Professor and Divine Word Missionary Father David Mayer, 80, who introduced a new literary genre, died Dec. 6 at Techny.
A missionary in Japan for almost 45 years, Fr. Mayer served as professor of American literature and language at Nanzan University in Nagoya and was an expert on the works of Flannery O’Connor, James T. Farrell, Japanese-American writer Toshio Mori and urban ethnic writers.
In his book, The American Neighborhood Novel (University of Nagoya Press: 1986), Fr. Mayer developed the genre of the neighborhood novel, fiction that either celebrates or criticizes the values and relationships of an urban group closely knit by their common identity and physical presence.
Neighborhood novels focus on ethnic elements either in the immediate immigrant period or in the stages of transition.
Fr. Mayer drew upon the studies of sociologists Andrew Greeley, Suzanne Keller and others to flesh out this new term.
“David recognized the need to categorize literature that was steeped in childhood ethnic experiences,” said Divine Word Father Thomas Krosnicki, former director of the U.S. Catholic bishops’ Committee on Liturgy and a classmate of Fr. Mayer.

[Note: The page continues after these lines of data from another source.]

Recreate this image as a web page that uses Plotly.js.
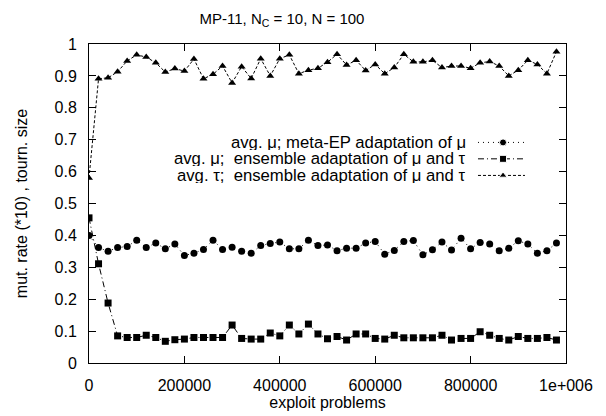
<!DOCTYPE html>
<html>
<head>
<meta charset="utf-8">
<script src="https://cdn.plot.ly/plotly-3.0.1.min.js"></script>
<style>html,body{margin:0;padding:0;background:#fff;}#chart{width:606px;height:416px;}</style>
</head>
<body>
<div id="chart"></div>
<script>
const problems = [0,20000,40000,60000,80000,100000,120000,140000,160000,180000,
  200000,220000,240000,260000,280000,300000,320000,340000,360000,380000,
  400000,420000,440000,460000,480000,500000,520000,540000,560000,580000,
  600000,620000,640000,660000,680000,700000,720000,740000,760000,780000,
  800000,820000,840000,860000,880000,900000,920000,940000,960000,980000];

const muMetaEP = [0.400,0.362,0.350,0.362,0.365,0.385,0.362,0.376,0.358,0.373,
  0.337,0.344,0.356,0.385,0.356,0.363,0.350,0.344,0.368,0.375,
  0.379,0.358,0.358,0.385,0.368,0.370,0.352,0.360,0.360,0.376,
  0.381,0.341,0.353,0.381,0.384,0.339,0.355,0.379,0.354,0.391,
  0.358,0.378,0.373,0.352,0.360,0.383,0.373,0.344,0.352,0.376];

const muEnsemble = [0.455,0.311,0.188,0.085,0.080,0.080,0.087,0.080,0.068,0.073,
  0.075,0.080,0.080,0.080,0.080,0.119,0.077,0.075,0.075,0.094,
  0.085,0.119,0.091,0.122,0.091,0.076,0.083,0.072,0.091,0.091,
  0.077,0.075,0.087,0.079,0.079,0.079,0.079,0.087,0.072,0.077,
  0.077,0.098,0.087,0.077,0.072,0.083,0.077,0.077,0.080,0.072];

const tauEnsemble = [0.580,0.891,0.894,0.913,0.947,0.966,0.959,0.941,0.912,0.923,
  0.915,0.953,0.891,0.905,0.931,0.878,0.929,0.892,0.954,0.900,
  0.954,0.966,0.907,0.918,0.924,0.943,0.968,0.934,0.949,0.917,
  0.936,0.907,0.926,0.968,0.944,0.944,0.949,0.926,0.931,0.931,
  0.924,0.941,0.945,0.931,0.900,0.918,0.949,0.936,0.907,0.976];

const seriesNames = [
  "avg. \u03bc; meta-EP adaptation of \u03bc",
  "avg. \u03bc;\u00a0 ensemble adaptation of \u03bc and \u03c4",
  "avg. \u03c4;\u00a0 ensemble adaptation of \u03bc and \u03c4"
];
const xTickVals = [0,200000,400000,600000,800000,1000000];
const xTickText = ["0","200000","400000","600000","800000","1e+006"];

const FONT = "Liberation Sans, Arial, Helvetica, sans-serif";
const styles = [
  {symbol:"circle", size:7, dash:"1px,4px"},
  {symbol:"square", size:7, dash:"6px,3px,1px,3px"},
  {symbol:"triangle-up", size:7, dash:"3px,2px"}
];
const values = [muMetaEP, muEnsemble, tauEnsemble];

const traces = values.map((v,i)=>({
  x: problems, y: v, type:"scatter", mode:"lines+markers",
  name: seriesNames[i], showlegend:false,
  line:{color:"#000", width:1, dash:styles[i].dash},
  marker:{color:"#000", symbol:styles[i].symbol, size:styles[i].size}
}));

// legend keys (gnuplot style: text on the left, sample on the right)
const keyRows = [0.6915, 0.640, 0.588];
const keyX = [0.8155, 0.868, 0.914];
keyRows.forEach((ry,i)=>{
  traces.push({
    x:keyX, y:[ry,ry,ry], xaxis:"x2", yaxis:"y2", type:"scatter", mode:"lines+markers",
    showlegend:false, hoverinfo:"skip",
    line:{color:"#000", width:1, dash:styles[i].dash},
    marker:{color:"#000", symbol:styles[i].symbol, size:[0,styles[i].size,0], opacity:[0,1,0]}
  });
});

const annotations = seriesNames.map((t,i)=>({
  text:t, xref:"paper", yref:"paper", x:0.792, y:keyRows[i],
  xanchor:"right", yanchor:"middle", showarrow:false, height:15, valign:"middle", borderpad:0,
  font:{family:FONT, size:16.7, color:"#000"}
}));

const layout = {
  width:606, height:416,
  margin:{l:89, r:40, t:44, b:53, pad:0},
  paper_bgcolor:"#fff", plot_bgcolor:"#fff",
  font:{family:FONT, size:16, color:"#000"},
  title:{text:"MP-11, N<sub>C</sub> = 10, N = 100", xref:"container", yref:"container",
         x:282/606, xanchor:"center", y:1-19/416, yanchor:"middle",
         font:{family:FONT, size:15, color:"#000"}},
  xaxis:{range:[0,1000000], tickvals:xTickVals, ticktext:xTickText,
    ticks:"inside", ticklen:7, tickcolor:"#000", tickwidth:1,
    showline:true, linecolor:"#000", linewidth:1, mirror:"ticks",
    showgrid:false, zeroline:false, ticklabelstandoff:8,
    tickfont:{family:FONT, size:16, color:"#000"},
    title:{text:"exploit problems", standoff:0, font:{family:FONT, size:16, color:"#000"}}},
  yaxis:{range:[0,1], dtick:0.1, tick0:0,
    ticks:"inside", ticklen:7, tickcolor:"#000", tickwidth:1,
    showline:true, linecolor:"#000", linewidth:1, mirror:"ticks",
    showgrid:false, zeroline:false, ticklabelstandoff:8,
    tickfont:{family:FONT, size:16, color:"#000"},
    title:{text:"mut. rate (*10) , tourn. size", standoff:22, font:{family:FONT, size:16, color:"#000"}}},
  xaxis2:{overlaying:"x", range:[0,1], visible:false, fixedrange:true},
  yaxis2:{overlaying:"y", range:[0,1], visible:false, fixedrange:true},
  annotations:annotations,
  showlegend:false
};

Plotly.newPlot("chart", traces, layout, {displayModeBar:false, staticPlot:true});
</script>
</body>
</html>
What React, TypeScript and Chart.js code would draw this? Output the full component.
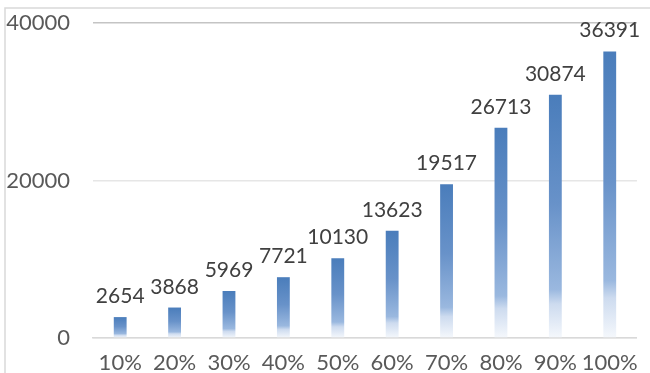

“He aptly dedicated The American Neighborhood Novel to four people who inspired his thinking: his parents; Rabbi Herman Schaalman, an interfaith leader and pillar of contemporary Reformed Judaism who taught at St. Mary’s Seminary at Techny; and Bishop Harold Perry, the Divine Word Missionary who became the first African-American priest in the 20th century to be named a bishop,” Fr. Krosnicki stated.
He was born in 1938 in Columbia, a son of Dennis and Virginia (nee Miller) Mayer.
As a teenager, he entered the Society of the Divine Word high school seminary at East Troy, Wisconsin.
He professed religious vows in 1958.
In addition to degrees from St. Mary’s Seminary in Techny (Northbrook), he earned a master’s degree in English from Georgetown University and a doctorate in English from the University of Maryland.
Ordained to the Holy Priesthood by Bishop Perry in 1966, Fr. Mayer taught at Divine Word College in Epworth, Iowa, until 1968.
He began teaching at Nanzan University in 1974.
During his tenure at the university, he also served as English Department head; head of the Graduate School, English Section; a member of the Board of Councilors, Nanzan School Corporation; and researcher at the Nanzan Center of American Studies.
A prolific writer, he penned academic works, essays and book reviews.
His scholarly publications included: Reading Japanese American Literature: The Legacy of Three Generations; Drooping Sun, Coy Moon: Essays on Flannery O’Connor; The American Neighborhood Novel; and Door Stoops and Windowsills: Perspectives on the American Neighborhood Novel.
But genre did not confine him.
His bibliography lists a great variety, including haiku poems, a book of homilies, a collection of short stories published in Japanese, and a novella called “Flutterby Days.”
In 2009, he published Komagane Poems (Mission Press, Techny, Ill.), a series of short essays and haiku-like verses with drawings about nature.
He then applied the essay style to The Pleasures of Pottery: Japanese Ceramics in Pastel and Poetic Sketches, which was published as a limited edition to commemorate the 100th anniversary of the arrival of the Society of the Divine Word in Japan.
“For me,” he once wrote, “writing is a way of consolidating and focusing on the grandeurs and diversity of God’s creation.”
In Spring of this year, Fr. Mayer returned to the United States for home leave and stayed for health reasons.
“His love for Japan is forever,” said Divine Word Father Lukas Batmomolin, superior delegate for the Society of the Divine Word’s North American provinces. “Until his last days, he was still hoping to return to Japan, even after being transferred to the Chicago Province for retirement.”
Surviving is a brother, Michael Mayer of Missouri.
His Funeral Mass was celebrated on Dec. 15 in the chapel of Divine Word Residence at Techny, followed by burial in St. Mary’s Cemetery.